— What you have to do —
Word for word, quote all of the material, omitting the pictures.
======== Data extract
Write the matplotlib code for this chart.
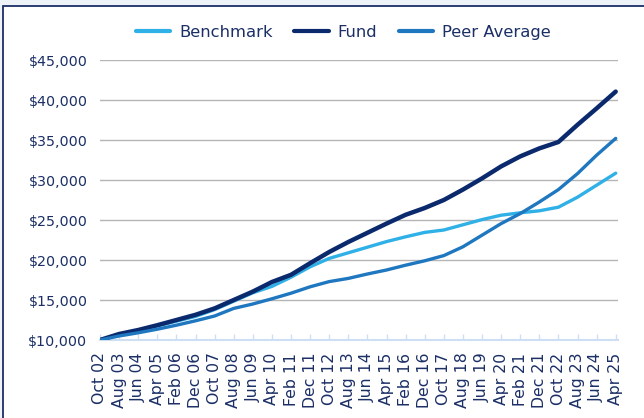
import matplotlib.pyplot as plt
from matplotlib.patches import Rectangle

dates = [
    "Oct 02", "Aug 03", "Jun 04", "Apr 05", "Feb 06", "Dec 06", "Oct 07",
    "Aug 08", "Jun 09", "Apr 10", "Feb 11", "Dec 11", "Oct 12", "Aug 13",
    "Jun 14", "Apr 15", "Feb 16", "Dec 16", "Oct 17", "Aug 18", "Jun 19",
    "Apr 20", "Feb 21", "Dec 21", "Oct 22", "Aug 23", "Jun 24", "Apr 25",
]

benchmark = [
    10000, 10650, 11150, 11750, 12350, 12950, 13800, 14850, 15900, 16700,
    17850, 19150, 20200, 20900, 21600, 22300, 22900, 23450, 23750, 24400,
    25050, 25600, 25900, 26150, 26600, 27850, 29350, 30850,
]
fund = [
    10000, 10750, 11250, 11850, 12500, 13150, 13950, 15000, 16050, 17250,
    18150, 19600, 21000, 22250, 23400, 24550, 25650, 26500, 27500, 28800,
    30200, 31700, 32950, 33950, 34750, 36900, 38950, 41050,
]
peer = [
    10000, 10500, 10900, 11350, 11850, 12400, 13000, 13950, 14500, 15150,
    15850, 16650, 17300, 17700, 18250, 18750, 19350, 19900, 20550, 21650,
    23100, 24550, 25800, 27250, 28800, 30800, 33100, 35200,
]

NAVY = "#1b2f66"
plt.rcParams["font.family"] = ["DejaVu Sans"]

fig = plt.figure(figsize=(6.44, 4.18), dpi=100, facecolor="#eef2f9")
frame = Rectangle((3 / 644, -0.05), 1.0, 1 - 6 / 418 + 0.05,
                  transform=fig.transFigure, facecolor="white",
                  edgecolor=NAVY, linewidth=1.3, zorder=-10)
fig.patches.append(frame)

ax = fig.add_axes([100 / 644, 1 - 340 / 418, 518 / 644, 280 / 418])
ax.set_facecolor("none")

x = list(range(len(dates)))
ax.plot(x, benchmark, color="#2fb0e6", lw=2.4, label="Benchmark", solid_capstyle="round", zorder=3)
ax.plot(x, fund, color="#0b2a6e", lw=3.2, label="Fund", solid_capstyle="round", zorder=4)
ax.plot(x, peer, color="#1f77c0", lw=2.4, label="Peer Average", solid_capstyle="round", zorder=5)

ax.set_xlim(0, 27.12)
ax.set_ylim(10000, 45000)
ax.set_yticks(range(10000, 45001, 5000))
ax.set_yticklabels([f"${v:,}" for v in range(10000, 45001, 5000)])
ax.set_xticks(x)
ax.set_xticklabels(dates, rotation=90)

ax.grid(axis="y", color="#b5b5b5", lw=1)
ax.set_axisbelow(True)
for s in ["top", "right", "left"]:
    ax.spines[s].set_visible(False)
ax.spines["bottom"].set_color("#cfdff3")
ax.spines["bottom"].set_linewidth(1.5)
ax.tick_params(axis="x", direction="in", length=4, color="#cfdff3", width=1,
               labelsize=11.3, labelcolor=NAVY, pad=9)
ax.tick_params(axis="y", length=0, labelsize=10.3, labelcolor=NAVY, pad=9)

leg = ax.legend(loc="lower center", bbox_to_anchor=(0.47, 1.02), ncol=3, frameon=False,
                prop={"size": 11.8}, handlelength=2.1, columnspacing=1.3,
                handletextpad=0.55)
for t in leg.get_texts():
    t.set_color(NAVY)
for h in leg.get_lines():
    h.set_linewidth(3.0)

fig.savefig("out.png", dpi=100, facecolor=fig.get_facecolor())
================
— The reply —
Write the matplotlib code for this chart.
import matplotlib.pyplot as plt
from matplotlib.patches import Rectangle

dates = [
    "Oct 02", "Aug 03", "Jun 04", "Apr 05", "Feb 06", "Dec 06", "Oct 07",
    "Aug 08", "Jun 09", "Apr 10", "Feb 11", "Dec 11", "Oct 12", "Aug 13",
    "Jun 14", "Apr 15", "Feb 16", "Dec 16", "Oct 17", "Aug 18", "Jun 19",
    "Apr 20", "Feb 21", "Dec 21", "Oct 22", "Aug 23", "Jun 24", "Apr 25",
]

benchmark = [
    10000, 10650, 11150, 11750, 12350, 12950, 13800, 14850, 15900, 16700,
    17850, 19150, 20200, 20900, 21600, 22300, 22900, 23450, 23750, 24400,
    25050, 25600, 25900, 26150, 26600, 27850, 29350, 30850,
]
fund = [
    10000, 10750, 11250, 11850, 12500, 13150, 13950, 15000, 16050, 17250,
    18150, 19600, 21000, 22250, 23400, 24550, 25650, 26500, 27500, 28800,
    30200, 31700, 32950, 33950, 34750, 36900, 38950, 41050,
]
peer = [
    10000, 10500, 10900, 11350, 11850, 12400, 13000, 13950, 14500, 15150,
    15850, 16650, 17300, 17700, 18250, 18750, 19350, 19900, 20550, 21650,
    23100, 24550, 25800, 27250, 28800, 30800, 33100, 35200,
]

NAVY = "#1b2f66"
plt.rcParams["font.family"] = ["DejaVu Sans"]

fig = plt.figure(figsize=(6.44, 4.18), dpi=100, facecolor="#eef2f9")
frame = Rectangle((3 / 644, -0.05), 1.0, 1 - 6 / 418 + 0.05,
                  transform=fig.transFigure, facecolor="white",
                  edgecolor=NAVY, linewidth=1.3, zorder=-10)
fig.patches.append(frame)

ax = fig.add_axes([100 / 644, 1 - 340 / 418, 518 / 644, 280 / 418])
ax.set_facecolor("none")

x = list(range(len(dates)))
ax.plot(x, benchmark, color="#2fb0e6", lw=2.4, label="Benchmark", solid_capstyle="round", zorder=3)
ax.plot(x, fund, color="#0b2a6e", lw=3.2, label="Fund", solid_capstyle="round", zorder=4)
ax.plot(x, peer, color="#1f77c0", lw=2.4, label="Peer Average", solid_capstyle="round", zorder=5)

ax.set_xlim(0, 27.12)
ax.set_ylim(10000, 45000)
ax.set_yticks(range(10000, 45001, 5000))
ax.set_yticklabels([f"${v:,}" for v in range(10000, 45001, 5000)])
ax.set_xticks(x)
ax.set_xticklabels(dates, rotation=90)

ax.grid(axis="y", color="#b5b5b5", lw=1)
ax.set_axisbelow(True)
for s in ["top", "right", "left"]:
    ax.spines[s].set_visible(False)
ax.spines["bottom"].set_color("#cfdff3")
ax.spines["bottom"].set_linewidth(1.5)
ax.tick_params(axis="x", direction="in", length=4, color="#cfdff3", width=1,
               labelsize=11.3, labelcolor=NAVY, pad=9)
ax.tick_params(axis="y", length=0, labelsize=10.3, labelcolor=NAVY, pad=9)

leg = ax.legend(loc="lower center", bbox_to_anchor=(0.47, 1.02), ncol=3, frameon=False,
                prop={"size": 11.8}, handlelength=2.1, columnspacing=1.3,
                handletextpad=0.55)
for t in leg.get_texts():
    t.set_color(NAVY)
for h in leg.get_lines():
    h.set_linewidth(3.0)

fig.savefig("out.png", dpi=100, facecolor=fig.get_facecolor())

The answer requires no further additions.